Nobody likes spam. I get at least 500 pieces of "no questions about it" spam every day. There are probably another 50 pieces a day that are definitely not spam, but they aren't of interest to me. For example, I receive quite a few press releases because I write about computer stuff. Some of them talk about products that I want to tell you about and some are about really obscure stuff that doesn't have much to do with what I cover.
Like most everyone, I have spam filters that filter out the majority of the stuff that should never be sent. Heck, a lot of the spam is in Russian and I can't even read it so I'm not really sure how someone benefits from it. Oh well, I digress.
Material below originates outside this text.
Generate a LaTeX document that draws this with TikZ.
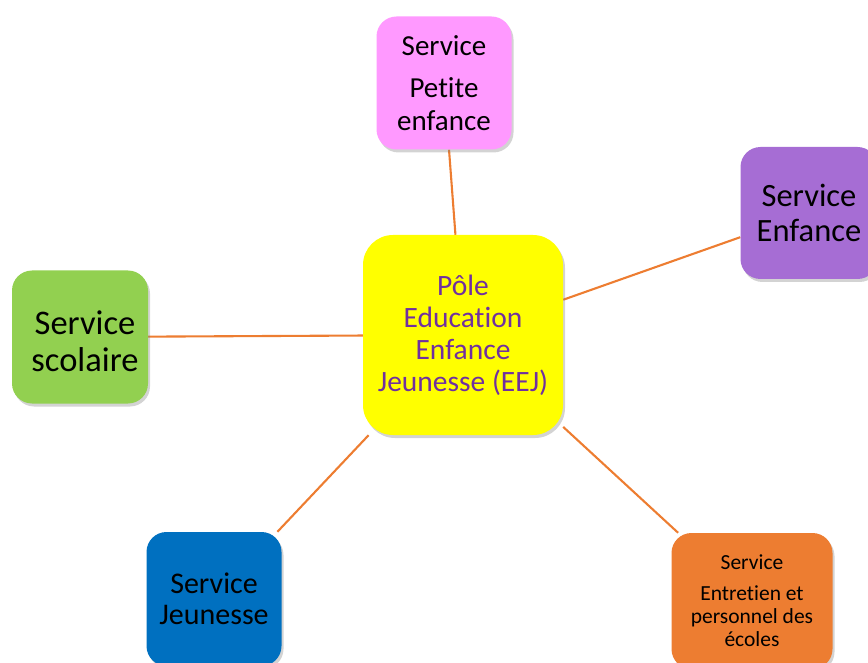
\documentclass[tikz,border=0pt]{standalone}
\usepackage{fontspec}
\setmainfont{Carlito}[Ligatures=NoCommon]
\usetikzlibrary{shadows,backgrounds}
\definecolor{cpink}{HTML}{FF99FF}
\definecolor{cviolet}{HTML}{A66DD4}
\definecolor{cgreen}{HTML}{92D050}
\definecolor{cyellow}{HTML}{FFFF00}
\definecolor{cblue}{HTML}{0070C0}
\definecolor{corange}{HTML}{ED7D31}
\definecolor{ctext}{HTML}{7030A0}
\tikzset{
  box/.style={rounded corners=20pt, align=center, inner sep=0pt,
    drop shadow={opacity=0.35, shadow xshift=2pt, shadow yshift=-3pt}},
  link/.style={draw=corange, line width=2.1pt}
}
\begin{document}
\begin{tikzpicture}[x=1pt,y=-1pt]
\useasboundingbox (0,0) rectangle (868,663);
\node[box, fill=cyellow, minimum width=200pt, minimum height=200pt, rounded corners=30pt,
  font=\fontsize{29.5}{32}\selectfont, text=ctext] (c) at (463,335)
  {Pôle\\Education\\Enfance\\Jeunesse (EEJ)};
\node[box, fill=cpink, minimum width=135pt, minimum height=133pt,
  font=\fontsize{29}{33}\selectfont] (p) at (444,83)
  {Service\\[9pt]Petite\\enfance};
\node[box, fill=cviolet, minimum width=137pt, minimum height=132pt,
  font=\fontsize{32.5}{35}\selectfont] (e) at (809,213)
  {Service\\Enfance};
\node[box, fill=cgreen, minimum width=136pt, minimum height=133pt,
  font=\fontsize{34.5}{37}\selectfont] (s) at (80,337)
  {\hspace*{10pt}\rule{0pt}{32pt}Service\\\hspace*{10pt}scolaire};
\node[box, fill=cblue, minimum width=135pt, minimum height=134pt,
  font=\fontsize{30}{31}\selectfont] (j) at (214,599)
  {Service\\Jeunesse};
\node[box, fill=corange, minimum width=161pt, minimum height=136pt,
  font=\fontsize{21.5}{23}\selectfont] (o) at (752,601)
  {Service\\[8pt]Entretien et\\personnel des\\écoles};
\begin{scope}[on background layer]
\draw[link] (p) -- (c);
\draw[link] (e) -- (c);
\draw[link] (s) -- (c);
\draw[link] (j) -- (c);
\draw[link] (o) -- (c);
\end{scope}
\end{tikzpicture}
\end{document}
I needed to cover that ground so I can explain the true problem with spam filters. They are often over aggressive and block "good" mail. Part of this is user error, but a lot of it has to do with stereotyping.
A day doesn't go by where we don't hear from a customer furious that we haven't sent them a product they purchased via e-mail. I freely admit that maybe 1% of these are our fault. There are probably another 10% where the customer has an old e-mail address on their PayPal account and so we sent to this "old" e-mail. It was the only address we had. The vast majority of the problems are spam filters. We did send the mail and the user either didn't get it at all because of spam filters or they haven't looked in the area where their spam lands.
So please go to your spam filter right now and whitelist the unleash.com domain. This will save all of us headaches down the road.
Dealing with those spam filters is certainly annoying, but it is nothing compared to the problem we had last week. I sent out a newsletter announcing that the latest issue of our
CorelDRAW Unleashed magazine was available. If you have an AOL address, you didn't get it. AOL blocked the e-mail because it contained a "spammy" URL. Of course, they just tell you that one is spammy without telling you which one. This upset the company who manages our newsletter list as
all of their customers were blocked from sending to AOL addresses because of our newsletter.
We did some investigation with AOL. Their first response was that there was nothing wrong with the newsletter. After digging a bit further, they gave us the bad URL. The offender? It was a link to buy CorelDRAW from Corel Corporation directly. No matter your personal definition of spam, that is about as far from spammy as it gets.
Like many companies, Corel has an affiliate program. That means they provide links to buy their products and those links are coded so that a third-party can receive a small commission if they send a sale to the company selling the product. Corel uses
Commission Junction to handle their affiliate program. So the link is actually a Commission Junction (CJ) domain which then redirects to Corel. If you were to click on the link and bought a copy of CorelDRAW, we'd get a small commission on the sale. This helps vendors sell products and helps those of us who publish content make a little bit of money.
I can only guess why the CJ domain is blacklisted by AOL. There was probably someone who put one of their links in an e-mail and truly sent it as spam. CJ manages affiliate programs for hundreds of companies and millions of products. The sad thing is that AOL just blacklists them all. Other companies that supply large amounts of freemail like hotmail.com, Gmail, yahoo.com are not nearly as strict with their filters and do allow some user configuration. AOL is just bad. Their filters are clamped down so tight that I'm sure there are false alarms going off like crazy. If I had an AOL e-mail address, I would drop it immediately!
So while I hate spam, I really hate spam filters!